El caso de Novak Djokovic, el primer tenista del mundo, que acaba de ser expulsado de Australia por haber intentando participar en el Open de Australia –que ha ganado ya nueve veces– sin estar vacunado es una muestra más del cierre de filas de las democracias a favor de la vacunación. El torneo no será lo mismo tras la expulsión por tres años del gran jugador serbio. Pero la decisión de los jueces australianos, aprobando la retirada del visado a Djokovic decidida por el ministro del Interior, pone de relieve que tanto el dinero que mueven los emblemáticos trofeos como la idolatría hacia los grandes del deporte han perdido ante la disciplina conveniente para garantizar la salud pública.
El primer ministro, Scott Morrison, ha dicho que la expulsión se debía tanto a la posibilidad de contagio como a que su presencia en las pistas podía fomentar las tesis de los antivacunas. Melbourne ha estado confinado 260 días, Australia ha sido muy restrictiva respecto a las entradas de visitantes y todas esas medidas quedarían deslegitimadas si un deportista multimillonario hacía una exhibición de privilegio.
El presidente de Serbia (nacionalista) afirma que ha sido una caza de brujas contra una persona y un país. Pero la ATP ha rogado “encarecidamente” a los tenistas que se vacunen y Boris Becker, que también fue primero del mundo y su preparador, ha concluido: “Debe dejar de ser terco y dedicarse a lo suyo, hacer concesiones y vacunarse”.
Puro sentido común. Lo más incomprensible es que Djokovic ha decidido no hacerlo por obstinación y dogmatismo pese a que ello va a tener grandes desventajas para su carrera profesional. Tampoco podrá estar en Roland Garros y en los trofeos americanos y dejará de ser el primero del mundo.
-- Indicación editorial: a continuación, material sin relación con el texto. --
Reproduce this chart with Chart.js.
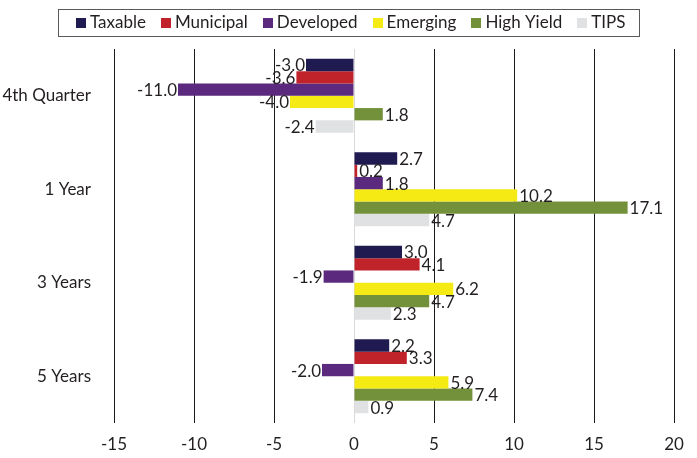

Reflexión: si la cerrazón contra la ciencia lleva a un idolatrado deportista de élite a tomar decisiones muy inconvenientes hasta para sus intereses económicos, ¿qué podrá llegar a hacer un dirigente político poderoso, prisionero de su orgullo y su nacionalismo? Tras haber rodeado a Ucrania con 100.000 soldados, el riesgo es que Putin sea otro Djokovic, que también se acabe perjudicando. Ya lo hizo en Crimea en 2014.